Seguramente todo fue menos alambicado: con Olivencia la Expo no llegaba a tiempo y con Pellón sí. En todo caso, debieron haberlo invitado a la inauguración y no lo hicieron. Quien había sido primer comisario y valioso embajador de la Expo merecía estar en los fastos inaugurales. El poder tiende a la ingratitud cuando se le lleva la contraria, tenga o no razón quien se la lleva, pero sobre todo si la lleva. Aquella vez, Olivencia no la llevaba; si acaso, llevaba la razón jurídica, pero no la razón política. Por eso prescindieron de él.

Sevilla o el rencor

Olivencia era un hombre que venía del espectro conservador y el instinto político de Felipe acertó al suponer que poniéndolo al frente de la Expo el proyecto se haría perdonar por la derecha su genealogía inequívocamente socialista.

Durante algún tiempo la presencia de Olivencia contuvo las arremetidas de la Sevilla eterna y fondona contra la Expo: la derecha sevillana miraba la muestra universal con recelo pero no con rencor. El rencor vendría después, poco a poco, aunque su parsimoniosa velocidad de crucero se aceleró bruscamente con la caída de Olivencia. A partir de entonces fue como si se hubiera levantado la veda: si la Expo fracasaba, que fracasase; si no se cumplían los plazos, que no se cumplieran.

La impotencia de la derecha para desalojar a ‘Dios’ del gobierno de España había colmado los depósitos de su resentimiento: eran los tiempos en que –como confesó Luis María Anson a Santiago Belloch en una entrevista en Tiempo– todo valía para derrotar a Felipe.
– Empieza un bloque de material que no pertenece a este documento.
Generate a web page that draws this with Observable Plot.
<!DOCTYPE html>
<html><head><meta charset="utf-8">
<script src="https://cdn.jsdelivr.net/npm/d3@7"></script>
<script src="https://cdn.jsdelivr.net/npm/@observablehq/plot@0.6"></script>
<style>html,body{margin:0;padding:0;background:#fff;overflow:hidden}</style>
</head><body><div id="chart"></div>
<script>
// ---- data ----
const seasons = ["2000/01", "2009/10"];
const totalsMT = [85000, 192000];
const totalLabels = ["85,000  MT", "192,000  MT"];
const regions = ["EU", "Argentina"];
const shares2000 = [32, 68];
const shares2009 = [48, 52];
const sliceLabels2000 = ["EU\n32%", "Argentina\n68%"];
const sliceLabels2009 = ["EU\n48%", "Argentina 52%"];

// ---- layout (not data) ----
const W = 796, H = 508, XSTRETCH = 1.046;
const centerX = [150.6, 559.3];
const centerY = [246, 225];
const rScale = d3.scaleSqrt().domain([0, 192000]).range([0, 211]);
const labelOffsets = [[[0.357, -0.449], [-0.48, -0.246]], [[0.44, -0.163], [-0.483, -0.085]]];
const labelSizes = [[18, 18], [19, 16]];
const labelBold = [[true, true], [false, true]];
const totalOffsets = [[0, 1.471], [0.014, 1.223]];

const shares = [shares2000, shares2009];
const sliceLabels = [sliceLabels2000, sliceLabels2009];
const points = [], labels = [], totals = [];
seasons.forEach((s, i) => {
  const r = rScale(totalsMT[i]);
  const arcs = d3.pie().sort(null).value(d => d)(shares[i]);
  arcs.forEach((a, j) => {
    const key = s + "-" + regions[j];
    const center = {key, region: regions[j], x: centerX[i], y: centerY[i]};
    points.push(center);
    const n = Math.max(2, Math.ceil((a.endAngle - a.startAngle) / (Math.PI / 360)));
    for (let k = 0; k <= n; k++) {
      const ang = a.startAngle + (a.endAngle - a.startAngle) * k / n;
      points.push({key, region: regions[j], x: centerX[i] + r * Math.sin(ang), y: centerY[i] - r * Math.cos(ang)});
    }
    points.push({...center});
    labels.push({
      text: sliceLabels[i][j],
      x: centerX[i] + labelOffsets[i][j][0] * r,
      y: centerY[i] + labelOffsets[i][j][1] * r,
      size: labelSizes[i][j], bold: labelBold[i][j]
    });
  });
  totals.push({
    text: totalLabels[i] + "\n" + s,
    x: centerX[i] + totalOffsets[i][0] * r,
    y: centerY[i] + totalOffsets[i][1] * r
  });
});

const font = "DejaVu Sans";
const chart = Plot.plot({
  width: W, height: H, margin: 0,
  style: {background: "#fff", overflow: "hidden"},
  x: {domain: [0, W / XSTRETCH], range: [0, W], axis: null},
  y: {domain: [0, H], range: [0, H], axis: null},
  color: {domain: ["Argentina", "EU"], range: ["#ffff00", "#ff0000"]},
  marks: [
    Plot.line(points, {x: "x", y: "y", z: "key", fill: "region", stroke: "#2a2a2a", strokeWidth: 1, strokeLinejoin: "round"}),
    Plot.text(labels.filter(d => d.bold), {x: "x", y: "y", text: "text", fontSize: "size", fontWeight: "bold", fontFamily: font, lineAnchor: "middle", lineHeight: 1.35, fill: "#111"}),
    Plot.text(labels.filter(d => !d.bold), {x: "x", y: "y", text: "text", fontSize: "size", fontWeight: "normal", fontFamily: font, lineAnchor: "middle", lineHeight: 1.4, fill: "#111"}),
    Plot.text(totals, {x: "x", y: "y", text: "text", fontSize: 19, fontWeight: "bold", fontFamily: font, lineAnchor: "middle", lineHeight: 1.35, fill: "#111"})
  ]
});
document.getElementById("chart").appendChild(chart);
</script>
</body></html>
La derecha sevillana colaboró con gusto en aquella envilecida estrategia buscando obsesivamente el descrédito de la Expo, aun cuando ello fuera en contra de los intereses de la propia ciudad a la que tanto decían amar.

Tiempo de medallas

Tampoco con aquel acoso a lo que a fin de cuentas era un proyecto de Estado le hicieron ningún favor a Olivencia, cuya imagen de ecuanimidad y solvencia como comisario de la Exposición se vio innecesariamente enturbiada por la ofuscada afición a las banderías de quienes, en el fondo, siempre estuvieron mucho menos preocupados por enaltecer a Olivencia que por difamar a Pellón, que además de ser algo descreído y buen amigo de Felipe ¡¡¡no era de Sevilla!!!
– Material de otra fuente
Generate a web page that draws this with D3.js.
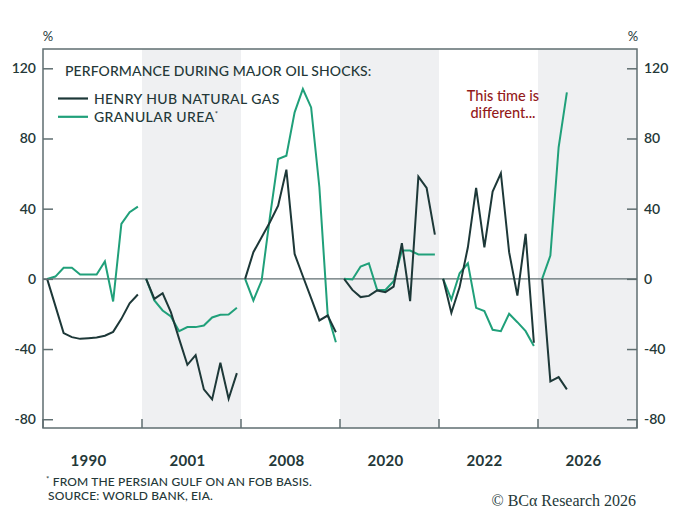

De algún modo triunfaron: tras haber salido limpio de un calvario judicial que lo dejó personalmente exhausto, Pellón murió en 2006 sin medallas ni reconocimientos de la ciudad a la que tan decisivamente había contribuido a modernizar.

Además de los contraídos en la Expo, Olivencia también acumulaba otros importantes merecimientos; todos le fueron debidamente reconocidos por Sevilla. Con toda justicia, aunque mereciera él mismo mejores abogados defensores de los que tuvo. Descanse en paz el torpe político pero augusto profesor y que Dios, el otro Dios, lo tenga en su gloria.